Ces régions partagent en effet des caractéristiques qui expliquent leur attirance croissante pour les partis extrémistes et notamment le Rassemblement national. La principale de ces caractéristiques est le renforcement de certaines catégories sociologiques au sein de ces populations régionales. La plupart de ces régions ont vu la part des "enracinés" augmenter pendant le quinquennat : en Bretagne, ils passent de 32 % en 2018 à 36 % en 2021, en Auvergne-Rhône-Alpes, les Français "enracinés" représentent près d’un tiers (33 %) de la population régionale, soit le groupe sociologique le plus important de la région en 2021, en progression de 10 points par rapport à 2018. En Nouvelle-Aquitaine, la part de ces "enracinés" passe de 26 à 34 %, soit 3 points au-dessus de la moyenne nationale. Enfin, la région Pays de la Loire est une de celles qui voit la catégorie des "enracinés" le plus progresser, de 13 points entre 2018 et 2021. Ces Français particulièrement attachés à leur territoires sont la cible des arguments du Rassemblement national qui prône un retour au local et un entre-soi à tous les niveaux.

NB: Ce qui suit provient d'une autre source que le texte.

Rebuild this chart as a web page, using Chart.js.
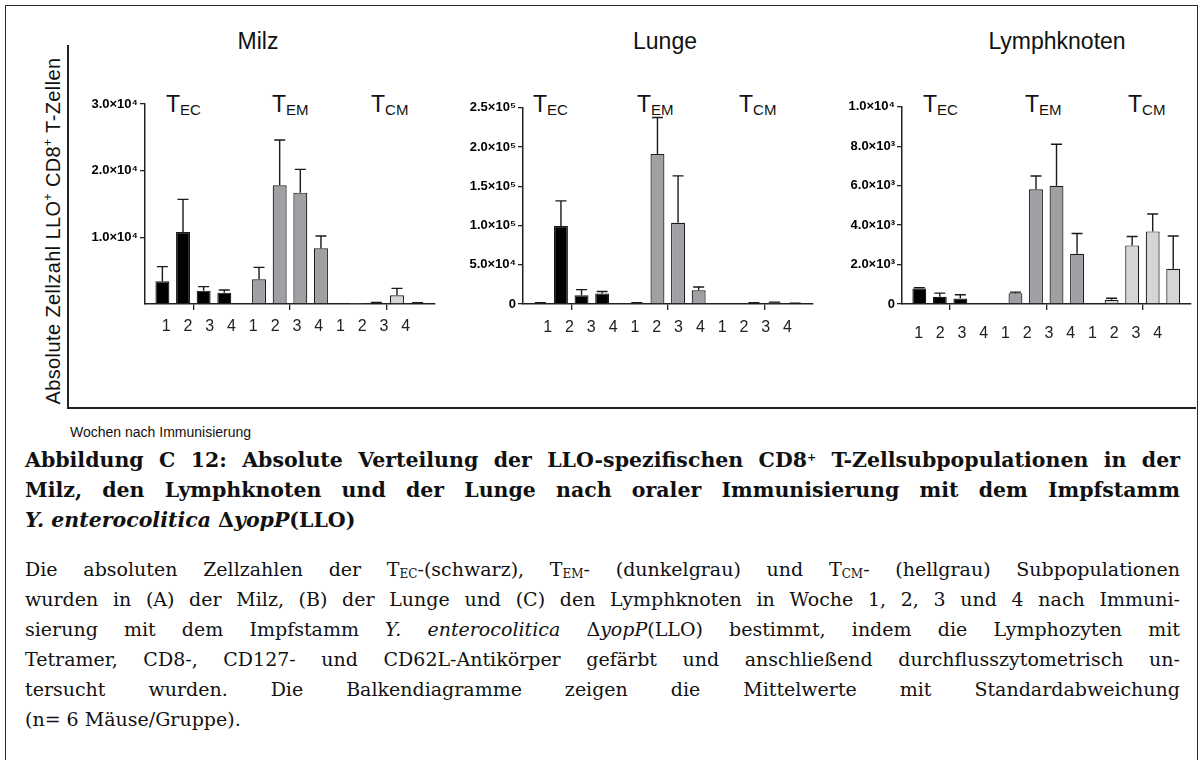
<!DOCTYPE html>
<html lang="de">
<head>
<meta charset="utf-8">
<script src="https://cdn.jsdelivr.net/npm/chart.js@4.4.1/dist/chart.umd.min.js"></script>
<style>
  html, body { margin:0; padding:0; background:#fff; }
  body { width:1204px; height:760px; position:relative; overflow:hidden; font-family:"Liberation Sans", Arial, sans-serif; color:#111; }
  .frame { position:absolute; left:5px; top:5px; width:1191px; height:800px; border:1.5px solid #2a2a2a; }
  .vaxis { position:absolute; left:67px; top:45px; width:2px; height:364px; background:#222; }
  .haxis { position:absolute; left:67px; top:407px; width:1129px; height:2px; background:#222; }
  .ytitle { position:absolute; left:53px; top:231px; transform:translate(-50%,-50%) rotate(-90deg); white-space:nowrap; font-size:20px; letter-spacing:0.4px; color:#111; }
  .ytitle sup { font-size:12px; vertical-align:8px; line-height:0; }
  .xtitle { position:absolute; left:70px; top:424px; font-size:14px; white-space:nowrap; color:#111; }
  .ptitle { position:absolute; top:30px; font-size:23px; white-space:nowrap; transform:translateX(-50%); color:#111; line-height:23px; }
  .grp { position:absolute; top:93px; font-size:23px; line-height:23px; white-space:nowrap; color:#111; }
  .grp sub { font-size:15px; vertical-align:-3px; line-height:0; }
  canvas { position:absolute; }
  .cap { position:absolute; left:25px; width:1155px; font-family:"DejaVu Serif", "Liberation Serif", serif; font-size:19px; line-height:30px; color:#111; }
  .j { text-align:justify; text-align-last:justify; }
  .head { font-weight:bold; font-size:20.5px; }
  .cap sup { font-size:11px; vertical-align:6px; line-height:0; }
  .cap sub { font-size:12px; vertical-align:-2px; line-height:0; }
</style>
</head>
<body>
<div class="frame"></div>
<div class="vaxis"></div>
<div class="haxis"></div>
<div class="ytitle">Absolute Zellzahl LLO<sup>+</sup> CD8<sup>+</sup> T-Zellen</div>
<div class="xtitle">Wochen nach Immunisierung</div>

<div class="ptitle" style="left:258px">Milz</div>
<div class="ptitle" style="left:665px">Lunge</div>
<div class="ptitle" style="left:1057px">Lymphknoten</div>

<div class="grp" style="left:166px">T<sub>EC</sub></div>
<div class="grp" style="left:272px">T<sub>EM</sub></div>
<div class="grp" style="left:371px">T<sub>CM</sub></div>
<div class="grp" style="left:533px">T<sub>EC</sub></div>
<div class="grp" style="left:637px">T<sub>EM</sub></div>
<div class="grp" style="left:739px">T<sub>CM</sub></div>
<div class="grp" style="left:923px">T<sub>EC</sub></div>
<div class="grp" style="left:1025px">T<sub>EM</sub></div>
<div class="grp" style="left:1128px">T<sub>CM</sub></div>

<canvas id="milz" width="375" height="260" style="left:70px;top:90px;width:375px;height:260px"></canvas>
<canvas id="lunge" width="370" height="260" style="left:450px;top:90px;width:370px;height:260px"></canvas>
<canvas id="lymph" width="374" height="260" style="left:830px;top:90px;width:374px;height:260px"></canvas>

<div class="cap head" style="top:445px">
  <div class="j">Abbildung C 12: Absolute Verteilung der LLO-spezifischen CD8<sup>+</sup> T-Zellsubpopulationen in der</div>
  <div class="j">Milz, den Lymphknoten und der Lunge nach oraler Immunisierung mit dem Impfstamm</div>
  <div><i>Y. enterocolitica</i> Δ<i>yopP</i>(LLO)</div>
</div>
<div class="cap" style="top:554px">
  <div class="j">Die absoluten Zellzahlen der T<sub>EC</sub>-(schwarz), T<sub>EM</sub>- (dunkelgrau) und T<sub>CM</sub>- (hellgrau) Subpopulationen</div>
  <div class="j">wurden in (A) der Milz, (B) der Lunge und (C) den Lymphknoten in Woche 1, 2, 3 und 4 nach Immuni-</div>
  <div class="j">sierung mit dem Impfstamm <i>Y. enterocolitica</i> Δ<i>yopP</i>(LLO) bestimmt, indem die Lymphozyten mit</div>
  <div class="j">Tetramer, CD8-, CD127- und CD62L-Antikörper gefärbt und anschließend durchflusszytometrisch un-</div>
  <div class="j">tersucht wurden. Die Balkendiagramme zeigen die Mittelwerte mit Standardabweichung</div>
  <div>(n= 6 Mäuse/Gruppe).</div>
</div>

<script>
// ---------- data ----------
const weekLabels = ['1', '2', '3', '4'];
const subsetLabels = ['TEC', 'TEM', 'TCM'];
const subsetColors = ['#000000', '#9f9fa4', '#d5d5d5'];

// Milz (means, SD) for weeks 1..4
const milzTEC = [3400, 10800, 2000, 1700];
const milzTECsd = [2200, 4900, 600, 400];
const milzTEM = [3700, 17800, 16700, 8350];
const milzTEMsd = [1800, 6800, 3500, 1850];
const milzTCM = [50, 150, 1320, 150];
const milzTCMsd = [0, 80, 1030, 40];

// Lunge
const lungeTEC = [1500, 99200, 11200, 13400];
const lungeTECsd = [300, 32100, 7100, 2600];
const lungeTEM = [1500, 191000, 103500, 17400];
const lungeTEMsd = [300, 46600, 59700, 4300];
const lungeTCM = [0, 1200, 2000, 800];
const lungeTCMsd = [0, 300, 400, 200];

// Lymphknoten
const lymphTEC = [780, 365, 280, 0];
const lymphTECsd = [40, 185, 190, 0];
const lymphTEM = [550, 5810, 5990, 2550];
const lymphTEMsd = [50, 680, 2110, 1020];
const lymphTCM = [210, 2970, 3680, 1790];
const lymphTCMsd = [80, 450, 880, 1660];

// y-axis ranges / tick steps
const milzYMax = 30000, milzYStep = 10000;
const lungeYMax = 250000, lungeYStep = 50000;
const lymphYMax = 10000, lymphYStep = 2000;

// ---------- helpers ----------
const SUP = {'0':'⁰','1':'¹','2':'²','3':'³','4':'⁴','5':'⁵','6':'⁶','7':'⁷','8':'⁸','9':'⁹'};
function sci(v) {
  if (v === 0) return '0';
  const e = Math.floor(Math.log10(v) + 1e-9);
  const m = v / Math.pow(10, e);
  return m.toFixed(1) + '×10' + String(e).split('').map(c => SUP[c]).join('');
}

function buildDatasets(tec, tecSd, tem, temSd, tcm, tcmSd) {
  return weekLabels.map((w, i) => ({
    label: 'Woche ' + w,
    xAxisID: 'x', yAxisID: 'y',
    data: [tec[i], tem[i], tcm[i]],
    errors: [tecSd[i], temSd[i], tcmSd[i]],
    backgroundColor: subsetColors,
    borderColor: '#1a1a1a',
    borderWidth: 1.2,
    categoryPercentage: 0.854,
    barPercentage: 0.676
  }));
}

const errorBars = {
  id: 'errorBars',
  afterDatasetsDraw(chart) {
    const ctx = chart.ctx, ys = chart.scales.y;
    chart.data.datasets.forEach((ds, i) => {
      const meta = chart.getDatasetMeta(i);
      meta.data.forEach((bar, j) => {
        const e = ds.errors[j];
        if (!e) return;
        const top = ys.getPixelForValue(ds.data[j] + e);
        ctx.save();
        ctx.strokeStyle = '#1a1a1a';
        ctx.lineWidth = 1.4;
        ctx.beginPath();
        ctx.moveTo(bar.x, bar.y);
        ctx.lineTo(bar.x, top);
        ctx.moveTo(bar.x - 5.5, top);
        ctx.lineTo(bar.x + 5.5, top);
        ctx.stroke();
        ctx.restore();
      });
    });
  }
};

function makeChart(id, datasets, cfg) {
  return new Chart(document.getElementById(id), {
    type: 'bar',
    data: { labels: subsetLabels, datasets },
    plugins: [errorBars],
    options: {
      responsive: false,
      animation: false,
      devicePixelRatio: 1,
      layout: { padding: { top: cfg.padTop, right: cfg.padRight, left: 0, bottom: 0 } },
      plugins: { legend: { display: false }, tooltip: { enabled: false } },
      scales: {
        x: {
          type: 'category',
          offset: true,
          grid: { offset: false, drawOnChartArea: false, drawTicks: true, tickLength: 6, color: '#222', lineWidth: 1.3 },
          border: { color: '#222', width: 1.5 },
          ticks: { display: false },
          afterFit: s => { s.height = 6; }
        },
        wk: {
          type: 'linear',
          position: 'bottom',
          min: cfg.wkMin, max: cfg.wkMax,
          grid: { display: false, drawTicks: false },
          border: { display: false },
          ticks: {
            stepSize: 1, autoSkip: false, includeBounds: false, maxRotation: 0,
            padding: cfg.wkPad,
            color: '#222',
            font: { family: '"Liberation Sans", Arial, sans-serif', size: 16 },
            callback: v => weekLabels[((v % 4) + 4) % 4]
          },
          afterFit: s => { s.height = 40; }
        },
        y: {
          min: 0, max: cfg.yMax,
          ticks: {
            stepSize: cfg.yStep,
            padding: 2,
            color: '#000',
            font: { family: '"Liberation Sans", Arial, sans-serif', size: 13, weight: 'bold' },
            callback: v => (v === 0 && cfg.hideZero) ? '' : sci(v)
          },
          grid: {
            drawOnChartArea: false, tickLength: 5, lineWidth: 1.3,
            color: c => (cfg.hideZero && c.tick && c.tick.value === 0) ? 'rgba(0,0,0,0)' : '#222'
          },
          border: { color: '#222', width: 1.5 },
          afterFit: s => { s.width = cfg.yWidth; }
        }
      }
    }
  });
}

makeChart('milz', buildDatasets(milzTEC, milzTECsd, milzTEM, milzTEMsd, milzTCM, milzTCMsd),
  { padTop: 14, padRight: 10, yWidth: 75, yMax: milzYMax, yStep: milzYStep, hideZero: true,
    wkMin: -0.42, wkMax: 11.79, wkPad: 7 });
makeChart('lunge', buildDatasets(lungeTEC, lungeTECsd, lungeTEM, lungeTEMsd, lungeTCM, lungeTCMsd),
  { padTop: 17.7, padRight: 7.5, yWidth: 73, yMax: lungeYMax, yStep: lungeYStep, hideZero: false,
    wkMin: -0.577, wkMax: 11.59, wkPad: 8 });
makeChart('lymph', buildDatasets(lymphTEC, lymphTECsd, lymphTEM, lymphTEMsd, lymphTCM, lymphTCMsd),
  { padTop: 16.7, padRight: 13.5, yWidth: 72, yMax: lymphYMax, yStep: lymphYStep, hideZero: false,
    wkMin: -0.21, wkMax: 11.96, wkPad: 14 });
</script>
</body>
</html>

De plus, dans la plupart de ces régions, les tensions liées au pouvoir d’achat sont plus fortes qu’ailleurs : en Bretagne, par exemple, le pouvoir d’achat progresse moins vite que la moyenne nationale et de même en Nouvelle-Aquitaine, seuls 61 % des habitants ont la possibilité de bien vivre jusqu’à la fin du mois sans se restreindre en 2021 et ces tensions sur le pouvoir d’achat semblent avoir été présentes tout au long du quinquennat. Cet élément essentiel pour la qualité de vie est donc moins présent dans certaines de ces régions et pourrait expliquer que Marine Le Pen puisse combler son retard.
Jean-Luc Mélenchon a également enregistré une forte progression dans ces régions, notamment auprès des Auvergnats et des Bretons. En Auvergne-Rhône-Alpes, il passe de 19,2 % à 21,2 % et en Bretagne de 19,3 % à 20,7 %, les deux plus fortes progressions hors d’Île-de-France. Les habitants de ces régions partagent avec le candidat de La France insoumise une sensibilité plus importante que la moyenne nationale concernant les enjeux écologiques : 77 % des Bretons ont le sentiment d’être dans l’obligation de changer leurs habitudes pour préserver l’environnement. Cette volonté d’action se traduit aussi parmi les habitants de la région Centre-Val de Loire. Ils sont ceux qui expriment le plus leur sentiment de frustration à l’égard des enjeux environnementaux : 82 % d’entre eux ont l’impression de ne pas pouvoir agir, faute de moyens financiers, soit 2 points de plus que la moyenne nationale.